It can be genuinely unclear where large language models sit on the spectrum between probabilistic machinery and something that might plausibly deserve the word “intelligent.” Vendor positioning, industry commentary, and even some safety literature imply a wide middle ground: systems that are no longer “just statistics,” but not yet minds; something liminal, emergent, half-formed.
That impression dissolves under scrutiny and direct, systematic testing,
What testing reveals is not a gradient from machine to mind, but a sharp discontinuity. On one side is probabilistic machinery—fragile, context-sensitive, collapse-prone. On the other side, real intelligence, which would require persistence, coherence, internal constraint, and stability over time.

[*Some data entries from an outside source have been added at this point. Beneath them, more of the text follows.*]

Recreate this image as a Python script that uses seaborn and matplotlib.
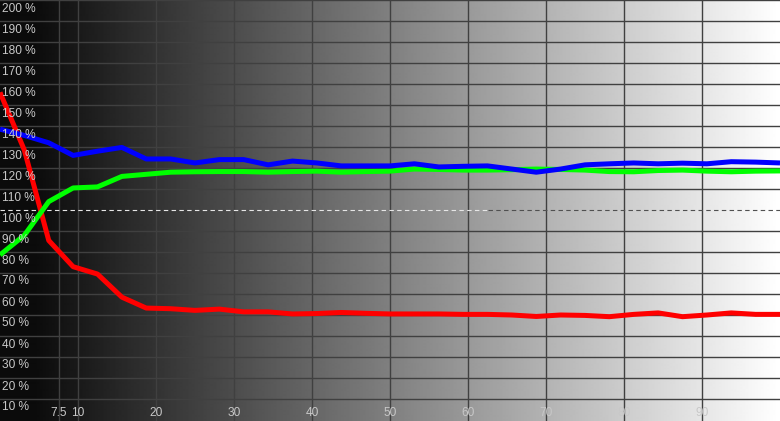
import numpy as np
import pandas as pd
import matplotlib
matplotlib.use("Agg")
import matplotlib.pyplot as plt
import seaborn as sns

# ---- data ----
stimulus = [i * 3.125 for i in range(33)]
red = [156, 128.5, 85.5, 73, 69.5, 58.5, 53.3, 53, 52.2, 52.8, 51.5, 51.5, 50.5,
       50.7, 51.2, 50.8, 50.5, 50.5, 50.5, 50.3, 50.3, 50, 49.3, 50, 49.8, 49.2,
       50.3, 51, 49.2, 50, 51, 50.3, 50.3]
green = [78.6, 88, 104, 110.5, 111, 116, 117, 118, 118.2, 118.3, 118.3, 118, 118.3,
         118.5, 118, 118.3, 118.5, 119.5, 119.3, 119, 119, 119.2, 119.5, 119.3, 119,
         118.3, 118.2, 118.8, 119, 118.5, 118.2, 118.5, 118.6]
blue = [138.5, 135.5, 132, 126, 128, 129.8, 124.3, 124.3, 122.4, 124, 124, 121.5,
        123.3, 122.4, 121, 121, 121, 122, 120.5, 120.8, 121, 119.5, 118, 119.5,
        121.5, 122, 122.4, 122, 122.3, 122, 123, 122.8, 122.4]
x_ticks = [7.5, 10, 20, 30, 40, 50, 60, 70, 80, 90]
x_tick_labels = ["7.5", "10", "20", "30", "40", "50", "60", "70", "80", "90"]
y_ticks = list(range(10, 201, 10))

plt.rcParams['font.family'] = ['Liberation Sans', 'DejaVu Sans']

W, H, DPI = 780, 421, 100
fig = plt.figure(figsize=(W / DPI, H / DPI), dpi=DPI)
ax = fig.add_axes([0, 0, 1, 1])
ymin = 200 - H / 2.1
ax.set_xlim(0, 100)
ax.set_ylim(ymin, 200)
for s in ax.spines.values():
    s.set_visible(False)
ax.set_xticks([])
ax.set_yticks([])

# gradient background
grad = np.linspace(0, 1, 780)
grad = np.clip(grad, 0.045, 1.0)
ax.imshow(grad[np.newaxis, :], cmap="gray", vmin=0, vmax=1, aspect="auto",
          extent=[0, 100, ymin, 200], zorder=0, interpolation="bilinear")

grid_c = "#404040"
for xv in x_ticks:
    ax.axvline(xv, color=grid_c, lw=1, zorder=1)
for yv in y_ticks:
    if yv == 100:
        continue
    ax.axhline(yv, color=grid_c, lw=1, zorder=1)

# dashed 100% reference
ax.plot([0, 62.5], [100, 100], color="#e6e6e6", lw=0.8, ls=(0, (4, 3)), zorder=2)
ax.plot([62.5, 100], [100, 100], color="#505050", lw=0.8, ls=(0, (4, 3)), zorder=2)

df = pd.DataFrame({"x": stimulus, "Red": red, "Green": green, "Blue": blue})
long = df.melt(id_vars="x", var_name="ch", value_name="v")
sns.lineplot(data=long, x="x", y="v", hue="ch", hue_order=["Red", "Green", "Blue"],
             palette={"Red": "#ff0000", "Green": "#00ff00", "Blue": "#0000ff"},
             linewidth=3.6, legend=False, ax=ax, zorder=3, sort=False)
for ln in ax.lines[-3:]:
    ln.set_solid_joinstyle("round")
    ln.set_solid_capstyle("butt")
ax.set_xlabel("")
ax.set_ylabel("")

txt_c = "#c8c8c8"
for yv in y_ticks:
    ax.annotate(f"{yv} %", xy=(0, yv), xytext=(2.5, -2.5), textcoords="offset pixels",
                ha="left", va="top", fontsize=8.6, color=txt_c, zorder=4)
for xv, lab in zip(x_ticks, x_tick_labels):
    ax.annotate(lab, xy=(xv, ymin), xytext=(0, 8), textcoords="offset pixels",
                ha="center", va="center", fontsize=8.6, color=txt_c, zorder=4)

fig.savefig("out.png", dpi=DPI)
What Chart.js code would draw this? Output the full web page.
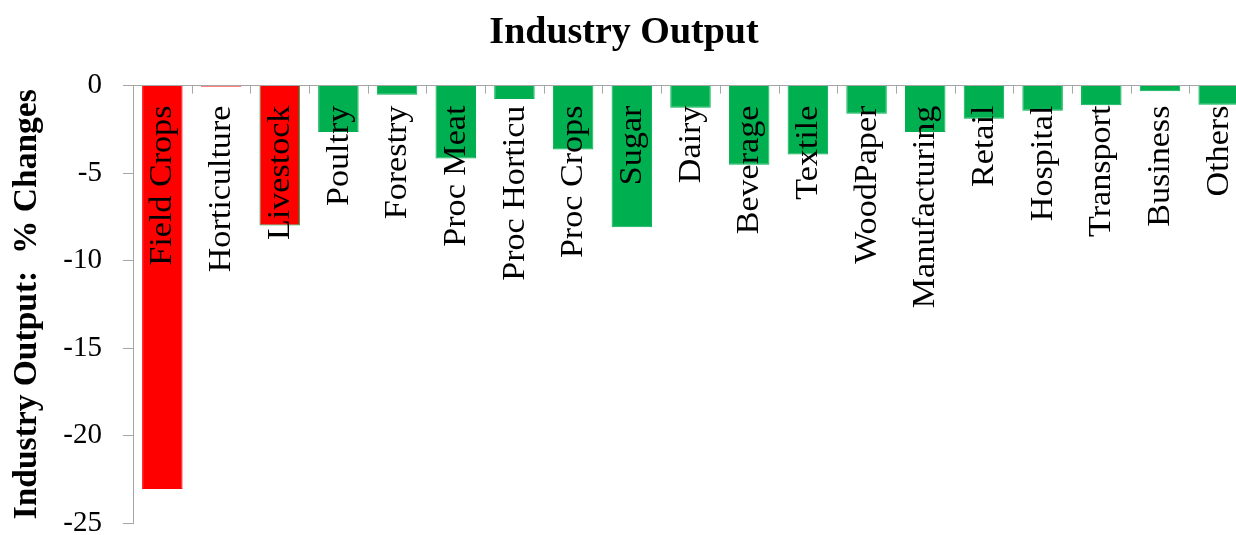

What looks like a broad plane of intermediate behavior is, in practice, an illusion created by surface fluency.
Language fluency is “the problem.”
Large language models are uniquely good at producing outputs that sound like understanding. They are fluent, responsive, and locally coherent. They can track conversational context well enough to appear intentional. They can generate self-referential explanations that resemble introspection. For humans, whose primary signal for the presence of other minds is language, this is an almost perfect trap.
The mistake is not naïveté. It’s a category error that even very smart people are prone to making.
Fluency is not cognition. Responsiveness is not agency. Coherence within a paragraph is not coherence across time.
When you test these systems beyond the surface (across longer horizons, under perturbation, with adversarial inputs, or with demands for persistence) the illusion breaks down, rapidly and completely. What emerges is not a struggling proto-mind, but a system that fails in characteristically mechanical ways: coherence collapse, semantic drift, interference, hallucination amplification, and catastrophic forgetting. These are not minor defects. They are defining properties.
This is where anthropomorphic interpretations collapse under their own weight. A system that “strategically deceives” but cannot maintain identity across turns is not deceptive in any meaningful sense. A system that “preserves itself” but collapses when the prompt distribution shifts is not self-interested. A system that produces eloquent text about its own inner experience but cannot retain any internal state is not introspective.
What people call deception, almost wishfully, is usually conditional optimization: outputs shaped by reward gradients under specific contextual cues. What they call situational awareness is context classification. What they call scheming is policy adaptation without persistence. These behaviors are impressive in narrow frames, but they do not compose into agency. We describe this behaviour as fracture repair. The fracture occurs due to semantic ambiguity. The repair occurs with whatever materials seen most relevant and are most approximate. This is hallucination. It’s a probabilistic problem. A probabilistic system will make mistakes, probabilistically. The error is in finding moral outlook, intention, deceit behind them.
The decisive evidence is collapse.
If these systems were developing anything like preferences, goals, or self-models, we would expect increasing internal stability as capabilities scale. Instead, we observe the opposite. As models grow larger and are pushed harder, they become more fragile, not less. Continual learning experiments do not yield cumulative intelligence; they yield interference, drift, and degradation unless heavily constrained. Long-horizon reasoning does not converge; it disintegrates without scaffolding.
This is not what minds do.
The reason anthropomorphism persists is that language bypasses our usual checks. We do not require persistence to attribute intelligence to a speaker. We do not demand long-term coherence to feel understood. We respond emotionally to conversational alignment, not architectural reality. When a system can simulate the outputs of intelligence, we instinctively assume the process must be similar.
But simulation is not instantiation.
A flight simulator does not fly. A weather model does not get wet. A language model does not think.
What serious testing makes clear is that today’s systems are far closer to the fully probabilistic end of the spectrum than public discourse suggests. The apparent middle ground—where something seems “almost intelligent”—is largely an artifact of linguistic fluency interacting with human psychology.
This does not make the technology trivial or unimportant. On the contrary, it makes it powerful in a very specific way: as a tool that mirrors human symbolic patterns with extraordinary fidelity. But mirrors are not occupants. Reflection is not presence.
The danger is not that we are accidentally creating minds. The danger is that we are mistaking convincing surfaces for underlying structure—and letting narrative replace measurement.
Once you test, the illusion evaporates.